* DIRECTIVE: Pictures stay out of the copy; set down each line of the listing below exactly.

* SUPPLIED DATA:
● ● ●

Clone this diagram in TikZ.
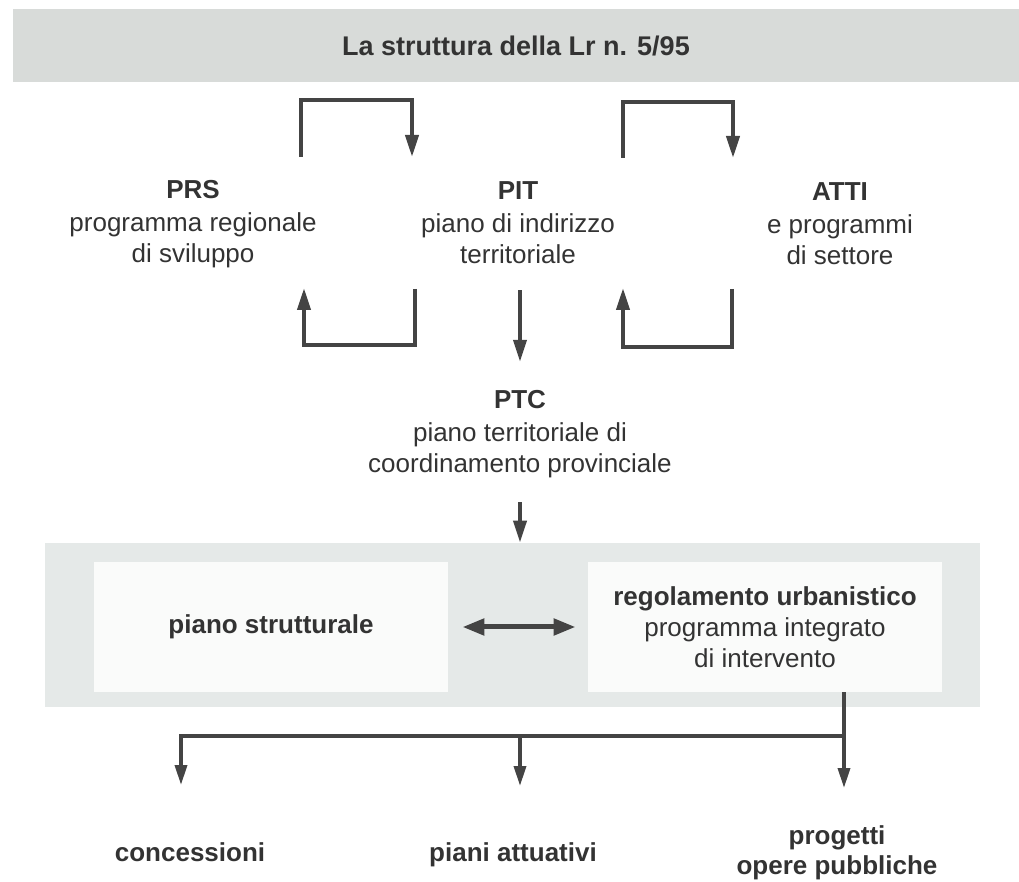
\documentclass[tikz,border=0pt]{standalone}
\usepackage{fontspec}
\setmainfont{Liberation Sans}
\usepackage{tikz}
\usetikzlibrary{arrows.meta}
\definecolor{txtgray}{HTML}{333333}
\definecolor{linegray}{HTML}{444444}
\definecolor{topband}{HTML}{D8DBD9}
\definecolor{lowband}{HTML}{E5E9E8}
\definecolor{boxwhite}{HTML}{FAFBFA}

\begin{document}
\begin{tikzpicture}[x=0.5pt, y=-0.5pt, every node/.style={inner sep=0pt, text=txtgray, font=\fontsize{13}{15.5}\selectfont}]
% Define styles
\tikzstyle{band} = [rectangle, align=center, fill=topband, minimum width=503pt, minimum height=36.5pt]
\tikzstyle{txt} = [align=center]
\tikzstyle{outtxt} = [align=center, font=\fontsize{13}{15}\selectfont\bfseries]
\tikzstyle{plan} = [rectangle, align=center, fill=boxwhite, minimum width=177pt, minimum height=65pt]
\tikzstyle{arrow} = [line width=2pt, draw=linegray, -{Triangle[length=11pt,width=6.5pt]}]
\tikzstyle{arrowb} = [line width=1.7pt, draw=linegray, -{Triangle[length=10pt,width=6pt]}]
\tikzstyle{darrow} = [line width=2.5pt, draw=linegray, {Triangle[length=11pt,width=8pt]}-{Triangle[length=11pt,width=8pt]}, shorten <=7pt, shorten >=6pt]
\useasboundingbox (0,0) rectangle (1019,882);
% Place nodes
\node (title) [band] at (516,45.5) {\fontsize{13.5}{16}\selectfont\bfseries La struttura della Lr n. 5/95};
\node (prs) [txt] at (193,224) {\textbf{PRS}\\[1pt] programma regionale\\ di sviluppo};
\node (pit) [txt] at (518,223) {\textbf{PIT}\\[1pt] piano di indirizzo\\ territoriale};
\node (atti) [txt] at (840,224) {\textbf{ATTI}\\[1pt] e programmi\\ di settore};
\node (ptc) [txt] at (520,434) {\textbf{PTC}\\[1pt] piano territoriale di\\ coordinamento provinciale};
\node (band) [band, fill=lowband, minimum width=467.5pt, minimum height=82pt] at (512.5,625) {};
\node (ps) [plan] at (271,627) {\bfseries piano strutturale};
\node (ru) [plan] at (765,627) {\textbf{regolamento urbanistico}\\ programma integrato\\ di intervento};
\node (conc) [outtxt, anchor=base] at (190,861) {concessioni};
\node (piani) [outtxt, anchor=base] at (513,861) {piani attuativi};
\node (prog) [outtxt] at (837,853) {progetti\\ opere pubbliche};
% loop ends
\coordinate (a1) at (301,157); \coordinate (a2) at (412,157);
\coordinate (b1) at (623,158); \coordinate (b2) at (733,158);
\coordinate (c1) at (415,289); \coordinate (c2) at (304,288);
\coordinate (d1) at (732,289); \coordinate (d2) at (623,288);
\coordinate (fork) at (844,736);
\coordinate (tipC) at (181,785); \coordinate (tipP) at (520,786); \coordinate (tipO) at (844,788);
% Draw arrows
\draw [arrow] (a1) -- ++(0,-57) -| (a2);
\draw [arrow] (b1) -- ++(0,-56) -| (b2);
\draw [arrow] (c1) -- ++(0,56) -| (c2);
\draw [arrow] (d1) -- ++(0,58) -| (d2);
\draw [arrow, shorten <=13pt, shorten >=14pt] (pit.south -| ptc.north) -- (ptc.north);
\draw [arrow, shorten <=12pt] (ptc.south) -- (ptc.south |- band.north);
\draw [darrow] (ps) -- (ru);
\draw [arrowb] (ru.south -| fork) -- (tipO);
\draw [arrowb] (fork) -| (tipC);
\draw [arrowb] (tipP |- fork) -- (tipP);
\end{tikzpicture}
\end{document}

● ● ●

* OUTPUT FOR THIS EXERCISE:
Clone this diagram in TikZ.
\documentclass[tikz,border=0pt]{standalone}
\usepackage{fontspec}
\setmainfont{Liberation Sans}
\usepackage{tikz}
\usetikzlibrary{arrows.meta}
\definecolor{txtgray}{HTML}{333333}
\definecolor{linegray}{HTML}{444444}
\definecolor{topband}{HTML}{D8DBD9}
\definecolor{lowband}{HTML}{E5E9E8}
\definecolor{boxwhite}{HTML}{FAFBFA}

\begin{document}
\begin{tikzpicture}[x=0.5pt, y=-0.5pt, every node/.style={inner sep=0pt, text=txtgray, font=\fontsize{13}{15.5}\selectfont}]
% Define styles
\tikzstyle{band} = [rectangle, align=center, fill=topband, minimum width=503pt, minimum height=36.5pt]
\tikzstyle{txt} = [align=center]
\tikzstyle{outtxt} = [align=center, font=\fontsize{13}{15}\selectfont\bfseries]
\tikzstyle{plan} = [rectangle, align=center, fill=boxwhite, minimum width=177pt, minimum height=65pt]
\tikzstyle{arrow} = [line width=2pt, draw=linegray, -{Triangle[length=11pt,width=6.5pt]}]
\tikzstyle{arrowb} = [line width=1.7pt, draw=linegray, -{Triangle[length=10pt,width=6pt]}]
\tikzstyle{darrow} = [line width=2.5pt, draw=linegray, {Triangle[length=11pt,width=8pt]}-{Triangle[length=11pt,width=8pt]}, shorten <=7pt, shorten >=6pt]
\useasboundingbox (0,0) rectangle (1019,882);
% Place nodes
\node (title) [band] at (516,45.5) {\fontsize{13.5}{16}\selectfont\bfseries La struttura della Lr n. 5/95};
\node (prs) [txt] at (193,224) {\textbf{PRS}\\[1pt] programma regionale\\ di sviluppo};
\node (pit) [txt] at (518,223) {\textbf{PIT}\\[1pt] piano di indirizzo\\ territoriale};
\node (atti) [txt] at (840,224) {\textbf{ATTI}\\[1pt] e programmi\\ di settore};
\node (ptc) [txt] at (520,434) {\textbf{PTC}\\[1pt] piano territoriale di\\ coordinamento provinciale};
\node (band) [band, fill=lowband, minimum width=467.5pt, minimum height=82pt] at (512.5,625) {};
\node (ps) [plan] at (271,627) {\bfseries piano strutturale};
\node (ru) [plan] at (765,627) {\textbf{regolamento urbanistico}\\ programma integrato\\ di intervento};
\node (conc) [outtxt, anchor=base] at (190,861) {concessioni};
\node (piani) [outtxt, anchor=base] at (513,861) {piani attuativi};
\node (prog) [outtxt] at (837,853) {progetti\\ opere pubbliche};
% loop ends
\coordinate (a1) at (301,157); \coordinate (a2) at (412,157);
\coordinate (b1) at (623,158); \coordinate (b2) at (733,158);
\coordinate (c1) at (415,289); \coordinate (c2) at (304,288);
\coordinate (d1) at (732,289); \coordinate (d2) at (623,288);
\coordinate (fork) at (844,736);
\coordinate (tipC) at (181,785); \coordinate (tipP) at (520,786); \coordinate (tipO) at (844,788);
% Draw arrows
\draw [arrow] (a1) -- ++(0,-57) -| (a2);
\draw [arrow] (b1) -- ++(0,-56) -| (b2);
\draw [arrow] (c1) -- ++(0,56) -| (c2);
\draw [arrow] (d1) -- ++(0,58) -| (d2);
\draw [arrow, shorten <=13pt, shorten >=14pt] (pit.south -| ptc.north) -- (ptc.north);
\draw [arrow, shorten <=12pt] (ptc.south) -- (ptc.south |- band.north);
\draw [darrow] (ps) -- (ru);
\draw [arrowb] (ru.south -| fork) -- (tipO);
\draw [arrowb] (fork) -| (tipC);
\draw [arrowb] (tipP |- fork) -- (tipP);
\end{tikzpicture}
\end{document}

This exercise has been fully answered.